◆ **Exercise instructions**
In the listing below, locate the lines that hold "Write" and copy them.

(Source code of charts)
#####
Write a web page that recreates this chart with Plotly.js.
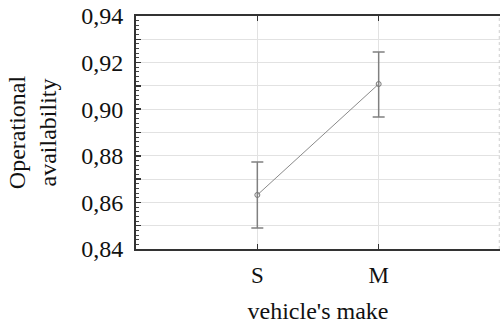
<!DOCTYPE html>
<html>
<head>
<meta charset="utf-8">
<script src="https://cdn.plot.ly/plotly-3.0.1.min.js"></script>
<style>html,body{margin:0;padding:0;background:#fff;}#chart{width:500px;height:330px;}</style>
</head>
<body>
<div id="chart"></div>
<script>
var categories = ['S', 'M'];
var means = [0.8632, 0.9108];
var upperErr = [0.0141, 0.0137];
var lowerErr = [0.0142, 0.0142];
var yTickVals = [0.84, 0.85, 0.86, 0.87, 0.88, 0.89, 0.90, 0.91, 0.92, 0.93, 0.94];
var yTickText = ['0,84', '', '0,86', '', '0,88', '', '0,90', '', '0,92', '', '0,94'];

var trace = {
  x: categories,
  y: means,
  type: 'scatter',
  mode: 'lines+markers',
  line: {color: '#8a8a8a', width: 1},
  marker: {symbol: 'circle-open', size: 5, color: '#777', line: {color: '#777', width: 1}},
  error_y: {type: 'data', symmetric: false, array: upperErr, arrayminus: lowerErr,
            color: '#808080', thickness: 1.5, width: 6},
  showlegend: false
};

var serif = 'Liberation Serif';
var layout = {
  width: 500, height: 330,
  margin: {l: 136, r: 0, t: 16, b: 81},
  paper_bgcolor: '#fff', plot_bgcolor: '#fff',
  separators: ',.',
  font: {family: serif, color: '#111'},
  xaxis: {
    type: 'category',
    range: [-1, 2],
    showgrid: true, gridcolor: '#e2e2e2', gridwidth: 1,
    zeroline: false,
    showline: true, linecolor: '#333', linewidth: 2,
    mirror: 'ticks',
    ticks: 'inside', ticklen: 5, tickcolor: '#333', tickwidth: 1.5,
    ticklabelstandoff: 4,
    tickfont: {family: serif, size: 23, color: '#111'},
    title: {text: "vehicle's make", font: {family: serif, size: 24, color: '#111'}, standoff: 16}
  },
  yaxis: {
    range: [0.84, 0.94],
    tickvals: yTickVals, ticktext: yTickText,
    showgrid: true, gridcolor: '#e2e2e2', gridwidth: 1,
    zeroline: false,
    showline: true, linecolor: '#333', linewidth: 2,
    ticks: 'inside', ticklen: 5, tickcolor: '#333', tickwidth: 1.5,
    ticklabelstandoff: 6,
    minor: {dtick: 0.002, ticks: 'inside', ticklen: 2.5, tickcolor: '#444', tickwidth: 1, showgrid: false},
    tickfont: {family: serif, size: 24, color: '#111'},
    title: {text: 'Operational<br>availability', font: {family: serif, size: 24, color: '#111'}, standoff: 18}
  },
  shapes: [{type: 'line', xref: 'paper', yref: 'paper', x0: 0.998, x1: 0.998, y0: 0, y1: 1,
            line: {color: '#cfcfcf', width: 1, dash: 'dot'}}]
};

Plotly.newPlot('chart', [trace], layout, {displayModeBar: false, staticPlot: true});
</script>
</body>
</html>
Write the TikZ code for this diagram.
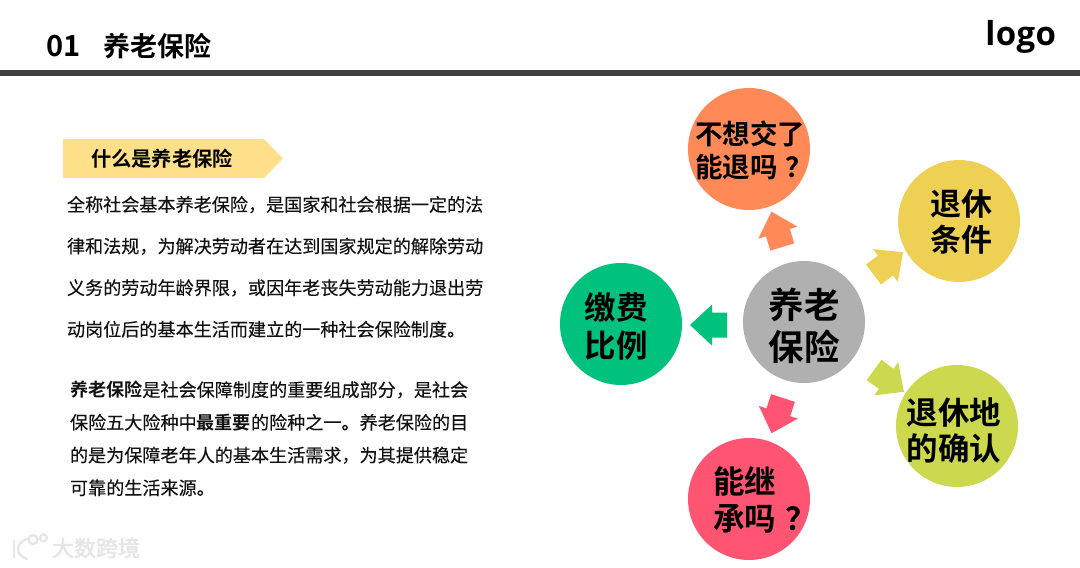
\documentclass[tikz,border=0pt]{standalone}
\usepackage{fontspec}
\setmainfont[FakeBold=0.2]{Noto Sans CJK SC}
\newfontfamily\bfcjk{Noto Sans CJK SC Bold}
\newfontfamily\latinlogo[LetterSpace=1]{Open Sans Bold}
\newfontfamily\wmfont[FakeBold=2.5]{Noto Sans CJK SC}
\definecolor{ink}{HTML}{111111}
\definecolor{cgray}{HTML}{B0B0B0}
\definecolor{corange}{HTML}{FF8A57}
\definecolor{cyellow}{HTML}{EED055}
\definecolor{clime}{HTML}{CCD94F}
\definecolor{cpink}{HTML}{FF5572}
\definecolor{cgreen}{HTML}{00C27C}
\definecolor{ctag}{HTML}{FFE08A}
\definecolor{crule}{HTML}{404040}
\definecolor{cwm}{HTML}{E6E6E6}
\newcommand{\fsz}[2]{\fontsize{#1}{#2}\selectfont}
\newcommand{\qm}{\kern.28em？}
\tikzset{
  x=1pt,y=-1pt,
  bubble/.style={circle,minimum size=122pt,inner sep=0pt,outer sep=0pt},
  lab/.style={inner sep=0pt,outer sep=0pt,align=left,text=black},
  body/.style={inner sep=0pt,outer sep=0pt,align=left,anchor=north west,text=ink},
  barrow/.pic={\path[pic actions] (0,-12.5) -- (15,-12.5) -- (15,-20.5) -- (37,0) -- (15,20.5) -- (15,12.5) -- (0,12.5) -- cycle;}
}
\begin{document}
\begin{tikzpicture}
\useasboundingbox (0,0) rectangle (1080,568);
% header
\fill[crule] (0,70) rectangle (1080,76);
\node[lab,anchor=west,font=\bfcjk\fsz{27}{30}] (title) at (46,46) {{\fsz{29}{30}01}\hspace{23pt}养老保险};
\node[lab,anchor=base east,font=\latinlogo\fsz{33}{36}] (logo) at (1056,45) {logo};
% tag
\fill[ctag] (63,139) -- (264,139) -- (283,158.5) -- (264,178) -- (63,178) -- cycle;
\node[lab,anchor=west,font=\bfcjk\fsz{20.3}{24}] (tag) at (91,159) {什么是养老保险};
% text
\node[body,font=\fsz{18.1}{41.6}] (para1) at (67,196) {全称社会基本养老保险，是国家和社会根据一定的法\\
律和法规，为解决劳动者在达到国家规定的解除劳动\\
义务的劳动年龄界限，或因年老丧失劳动能力退出劳\\
动岗位后的基本生活而建立的一种社会保险制度。};
\node[body,font=\fsz{18.1}{32.7}] (para2) at (70,381) {{\bfcjk 养老保险}是社会保障制度的重要组成部分，是社会\\
保险五大险种中{\bfcjk 最重要}的险种之一。养老保险的目\\
的是为保障老年人的基本生活需求，为其提供稳定\\
可靠的生活来源。};
% bubbles
\node[bubble,fill=cgray] (hub) at (804,322) {};
\node[bubble,fill=corange] (q1) at (749,149) {};
\node[bubble,fill=cyellow] (q2) at (959,221) {};
\node[bubble,fill=clime] (q3) at (957,426) {};
\node[bubble,fill=cpink] (q4) at (749,499) {};
\node[bubble,fill=cgreen] (q5) at (621,324) {};
\node[lab,font=\bfcjk\fsz{35.5}{42}] (thub) at (804,326) {养老\\保险};
\node[lab,font=\bfcjk\fsz{27.5}{33}] (t1) at (754,150) {不想交了\\能退吗\qm};
\node[lab,font=\bfcjk\fsz{31}{36}] (t2) at (961,222) {退休\\条件};
\node[lab,font=\bfcjk\fsz{31.5}{36}] (t3) at (954,431) {退休地\\的确认};
\node[lab,font=\bfcjk\fsz{31.5}{37}] (t4) at (765,500) {能继\\承吗\qm};
\node[lab,font=\bfcjk\fsz{31.5}{38}] (t5) at (616,326) {缴费\\比例};
% arrows
\pic[fill=corange,rotate=107] at (782.3,247) {barrow};
\pic[fill=cyellow,rotate=37] at (873.5,274.5) {barrow};
\pic[fill=clime,rotate=-36] at (874,370) {barrow};
\pic[fill=cpink,rotate=252] at (783,398) {barrow};
\pic[fill=cgreen,rotate=180] at (727,325) {barrow};
% watermark
\begin{scope}[draw=cwm,line width=2.4pt,line cap=round]
\draw (14,541) -- (14,557);
\draw (27,539) .. controls (15,543) and (15,555) .. (27,559);
\draw (33,539.5) circle (4.5);
\draw (43.5,538) circle (3.5);
\end{scope}
\node[lab,anchor=west,text=cwm,font=\wmfont\fsz{22}{24}] (wm) at (52,548) {大数跨境};
\end{tikzpicture}
\end{document}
#####
◆ **Exercise answer**
Write a web page that recreates this chart with Plotly.js.
Write the TikZ code for this diagram.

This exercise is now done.